Hal tersebut ungkapnya, perlu dilakukan sebagai langkah antisipasi apabila terjadi lonjakan sehingga kapasitas rumah sakit penuh.
“Paling tidak kita memiliki – di dalam perencanaan itu – bagaimana kalau rumah sakit itu penuh. Jangan [rumah sakit] sudah penuh baru menyiapkan. Akan terlambat,” imbuhnya.
Presiden juga meminta agar para kepala daerah rajin turun ke lapangan, untuk mengontrol langsung kondisi di lapangan, terutama menyangkut ketersediaan obat hingga kecukupan pasokan oksigen.
Selain itu, para kepala daerah juga diminta untuk terus memantau kapasitas rumah sakit atau bed occupancy rate (BOR) di setiap rumah sakit, sehingga bisa dioptimalkan untuk penanganan pasien COVID-19.
“Saya lihat beberapa daerah, rumah sakit masih memasang angka 20 atau 30 persen dari kemampuan bed yang ada. Lha ini bisa dinaikkan. Bisa 40 [persen] atau seperti di DKI Jakarta sampai ke 50 [persen] yang didedikasikan kepada [pasien] COVID-19. Ini kepala daerah harus tahu, jadi kapasitas berapa dan harus diberikan kepada [pasien] COVID-19 berapa. Kalau ndak, nanti kelihatan rumah sakitnya BOR-nya sudah tinggi banget padahal yang dipakai baru 20 persen. Banyak yang seperti itu,” paparnya.
Selanjutnya, Presiden juga menyoroti soal percepatan belanja daerah dan percepatan bantuan sosial, terutama yang berkaitan dengan bantuan UMKM, dana bantuan sosial, dan Dana Desa.
Berdasarkan data yang diterima Presiden, anggaran UMKM untuk seluruh daerah ada Rp13,3 triliun, sementara yang tersalurkan baru Rp2,3 triliun.

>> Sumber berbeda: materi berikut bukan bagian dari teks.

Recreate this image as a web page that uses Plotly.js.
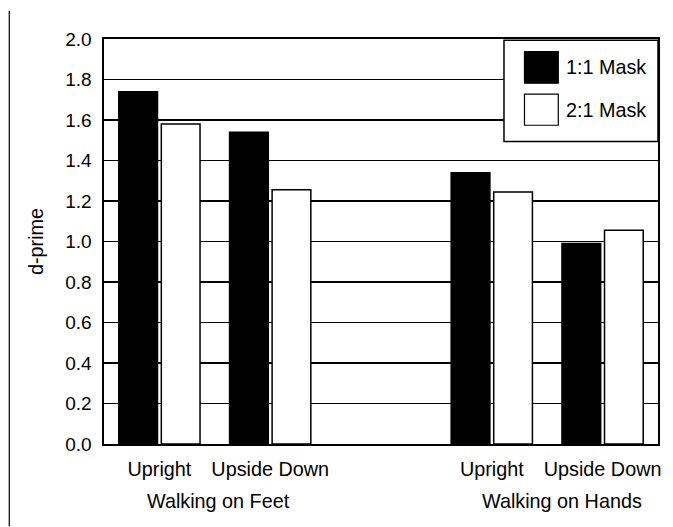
<!DOCTYPE html>
<html>
<head>
<meta charset="utf-8">
<script src="https://cdn.plot.ly/plotly-3.0.1.min.js"></script>
<style>html,body{margin:0;padding:0;background:#fff;}#chart{width:673px;height:527px;}</style>
</head>
<body>
<div id="chart"></div>
<script>
// ---- data ----
const groups = ["Walking on Feet", "Walking on Hands"];
const conditions = ["Upright", "Upside Down"];
const seriesNames = ["1:1 Mask", "2:1 Mask"];
const mask11 = [1.74, 1.54, 1.34, 0.99];   // Feet-Upright, Feet-UpsideDown, Hands-Upright, Hands-UpsideDown
const mask21 = [1.58, 1.255, 1.245, 1.055];
const yTicks = [0, 0.2, 0.4, 0.6, 0.8, 1.0, 1.2, 1.4, 1.6, 1.8, 2.0];

// positions: conditions within a group, with one empty slot between groups
const xs = [], xt = [];
groups.forEach((g, gi) => conditions.forEach((c, ci) => {
  xs.push(gi * (conditions.length + 1) + ci);
  xt.push(c);
}));
const groupCenters = groups.map((g, gi) => gi * (conditions.length + 1) + (conditions.length - 1) / 2);

const FONT = "Liberation Sans, Arial, Helvetica, sans-serif";
const FS = 19.8;
const TFS = 19;

const traces = [
  {type: "bar", name: seriesNames[0], x: xs, y: mask11,
   marker: {color: "#000", line: {color: "#000", width: 1.5}}, showlegend: false, hoverinfo: "none"},
  {type: "bar", name: seriesNames[1], x: xs, y: mask21,
   marker: {color: "#fff", line: {color: "#000", width: 1.5}}, showlegend: false, hoverinfo: "none"}
];

const annotations = groups.map((g, gi) => ({
  text: g, xref: "x", yref: "paper", x: groupCenters[gi] + (gi === 1 ? 0.13 : 0.03), y: -0.14,
  xanchor: "center", yanchor: "middle", showarrow: false, font: {family: FONT, size: FS, color: "#000"}
}));

// legend drawn as layout shapes + text
const legX0 = 0.722, legX1 = 1.0, legY0 = 0.747, legY1 = 0.997;
const swatch = [{y0: 0.891, y1: 0.969, fill: "#000"}, {y0: 0.787, y1: 0.864, fill: "#fff"}];
const shapes = [
  {type: "rect", xref: "paper", yref: "paper", x0: legX0, x1: legX1, y0: legY0, y1: legY1,
   fillcolor: "#fff", line: {color: "#000", width: 1.5}, layer: "above"},
  {type: "line", xref: "paper", yref: "paper", x0: -0.171, x1: -0.171, y0: -0.203, y1: 1.07,
   line: {color: "#000", width: 1.2}}
];
swatch.forEach((s, i) => {
  shapes.push({type: "rect", xref: "paper", yref: "paper", x0: 0.759, x1: 0.820, y0: s.y0, y1: s.y1,
    fillcolor: s.fill, line: {color: "#000", width: 1.2}, layer: "above"});
  annotations.push({text: seriesNames[i], xref: "paper", yref: "paper", x: 0.831, y: (s.y0 + s.y1) / 2,
    xanchor: "left", yanchor: "middle", showarrow: false, font: {family: FONT, size: FS, color: "#000"}});
});

const layout = {
  width: 673, height: 527,
  margin: {l: 104, r: 15, t: 39, b: 83},
  paper_bgcolor: "#fff", plot_bgcolor: "#fff",
  font: {family: FONT, size: FS, color: "#000"},
  barmode: "group", bargap: 0.232, bargroupgap: 0.09,
  xaxis: {
    range: [-0.5, groups.length * (conditions.length + 1) - 1.5],
    tickmode: "array", tickvals: xs, ticktext: xt,
    showgrid: false, zeroline: false, ticks: "", ticklabelstandoff: 7,
    showline: true, mirror: true, linecolor: "#000", linewidth: 1.6,
    tickfont: {family: FONT, size: FS, color: "#000"}
  },
  yaxis: {
    range: [0, 2.0], tickmode: "array", tickvals: yTicks, tickformat: ".1f",
    showgrid: true, gridcolor: "#000", gridwidth: 1.7, zeroline: false,
    ticks: "", ticklabelstandoff: 7,
    showline: true, mirror: true, linecolor: "#000", linewidth: 1.6,
    tickfont: {family: FONT, size: TFS, color: "#000"},
    title: {text: "d-prime", standoff: 16, font: {family: FONT, size: FS, color: "#000"}}
  },
  shapes: shapes,
  annotations: annotations,
  showlegend: false
};

Plotly.newPlot("chart", traces, layout, {staticPlot: true, displayModeBar: false});
</script>
</body>
</html>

“Padahal kita sekarang ini butuh sekali. Rakyat butuh sekali. Rakyat menunggu. Sehingga saya minta ini agar segera dikeluarkan. Perlindungan sosial ada anggaran – di catatan saya – Rp12,1 triliun. Realisasi juga baru Rp2,3 triliun. Belum ada 20 persen semuanya. Padahal rakyat menunggu ini,” sambungnya.
Demikian halnya dengan Dana Desa di mana jumlah totalnya mencapai Rp72 triliun.
Dari jumlah tersebut, Rp28 triliun dipergunakan untuk Bantuan Langsung Tunai (BLT) Desa.
Tetapi realisasi yang sudah disalurkan baru mencapai Rp5,6 triliun atau kurang dari 25 persennya.
“Ini yang saya minta semuanya dipercepat. Sekali lagi, dengan kondisi seperti ini, percepatan anggaran sangat dinanti oleh masyarakat,” tandasnya.
Keinginan permaksimalan fungsi rumah sakit ini, langsung direspon pihak RSDI Banjarbaru,
Kepala Bagian Tata Usaha RSDI Kota Banjarbaru, M Firmansyah, pihaknya juga menambah jumlah bed sekitar 14 tempat tidur (TT) pasien.
Lantaran, dari 77 TT yang tersedia, 63 TT sudah digunakan oleh pasien suspect.
“Termasuk penggunaan ruangan murai untuk ruang perawatan covid-19,” cetusnya.
Di Bulan Juli paparnya, jumlah pasien suspect covid yang meninggal dunia sudah berjumlah 42 orang.
“Data terbaru hari ini saja sudah ada 5 orang yang meninggal dunia,” bebernya.
Akan tetapi, terkait ketersedian oksigen yang sempat krisis dan menjadi momok di daerah Pulau Jawa, di RSDI Kota Banjarbaru cenderung aman.
Bulan ini pihak RSDI ungkapnya, akan membeli 5 ribu tabung oksigen. Dimana jumlahnya 2 kali lebih banyak dari jumlah pembelian pada biasanya yang hanya sekitar 2.800 oksigen.
“Kita berjaga-jaga, karena setiap satu pasien itu mampu menghabiskan oksigen selama 2 sampai 3 jam per tabung,” pungkasnya.
Sedangkan pihak Pemerintah Kabupaten Banjar, melalui Kepala Dinas Kesehatan dr Diauddin menyatakan, pasien Covid-19 yang dirawat di Rumah Sakit yang ada di Kabupaten Banjar sendiri lanjutnya, tertanggal 23 Juli 2021, berjumlah 20 orang, jika dihitung dengan pasien yang sedang menunggu hasil PCR berjumlah 27 orang.
“Direktur RSUD Ratu Zalecha baru-baru ini menginformasikan bahwa ruangan VIP Intan pun sudah dibuka untuk melakukan perawatan pasien Covid-19,” terangnya.
Diauddin menambahkan dalam waktu dekat, Karantina Terpusat di Guest House Sultan Sulaiman yang sempat terhenti, akan kembali diaktifkan, sedang dalam masa penyiapan dan pengecekan fasilitas yang ada.